At the same time that IJ is fighting for constitutional protections for physical property, we are tackling warrantless government searches in the digital realm as well.  

The Financial Crimes Enforcement Network (FinCEN) oversees the federal government’s financial surveillance program. FinCEN receives vast amounts of information from the traditional banking sector, as banks are required by law to file reports on their customers.  

Cash falls outside that surveillance program, so the government dislikes it. As regular readers of Liberty & Law are aware, the government routinely treats cash as if it were criminal—seizing large amounts of cash and forcing its holders to prove their innocence.  (See here for just one example.) And cryptocurrency, like cash, allows holders to engage in transactions outside the reach of existing reporting laws.  

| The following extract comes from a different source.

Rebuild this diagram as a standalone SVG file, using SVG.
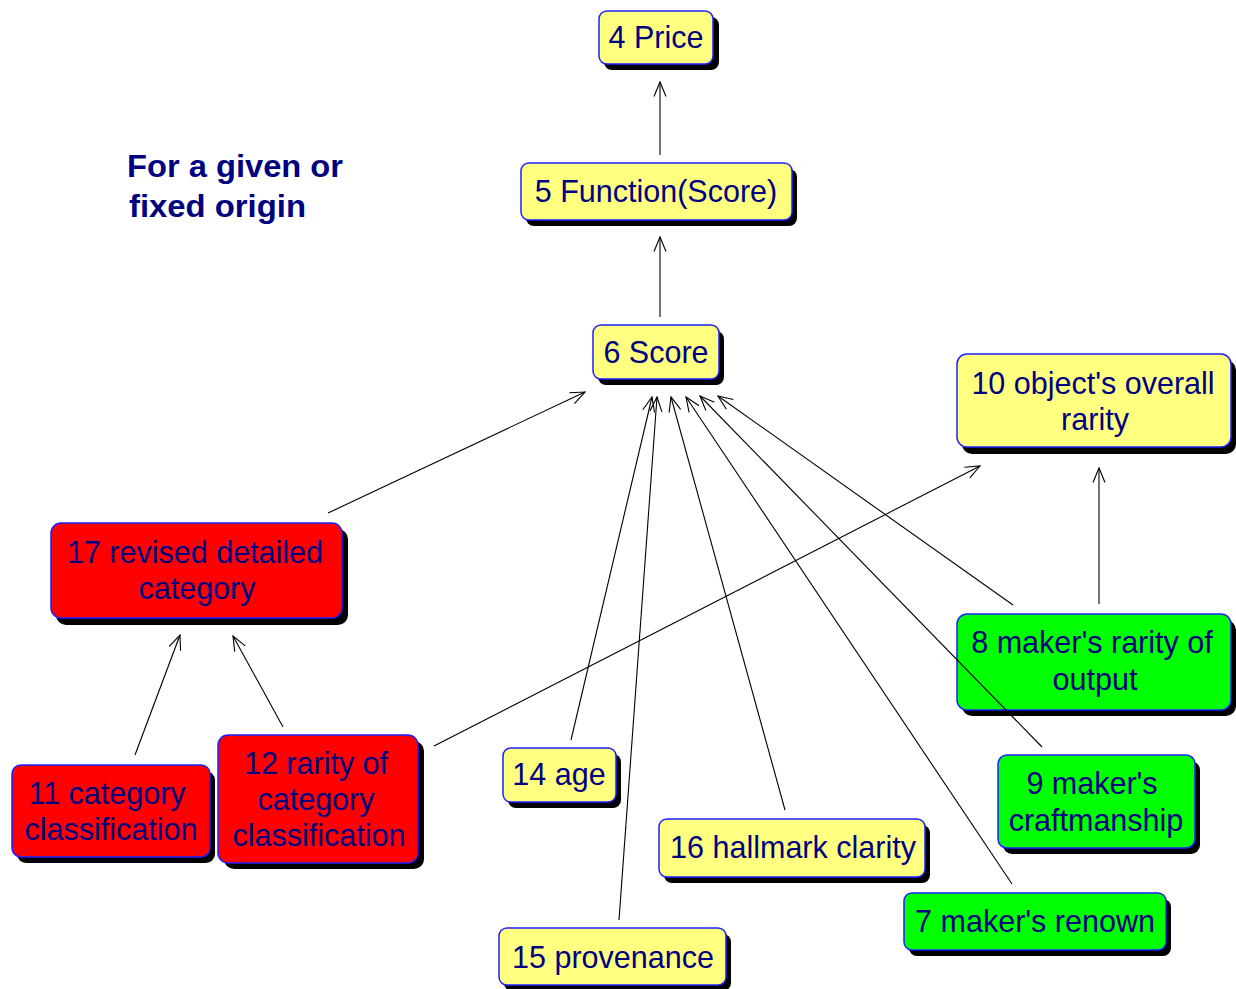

So late last year, FinCEN proposed a regulation that would subject cryptocurrencies to significant new reporting requirements. The reports would allow the government to match up cryptocurrency wallets with their individual owners, providing a key to track every transaction by those individuals.  

FinCEN is required by law to accept public comments on its proposal, and those comments are the first step toward a legal challenge. IJ took advantage of that opportunity to submit a comment and deliver a warning: FinCEN’s proposal raises serious constitutional concerns. The Fourth Amendment protects your “papers” from unreasonable government searches, and that includes your financial records.  

Whether the government wants to search and seize your physical cash or track your cryptocurrency, the requirement should be the same: Get a warrant.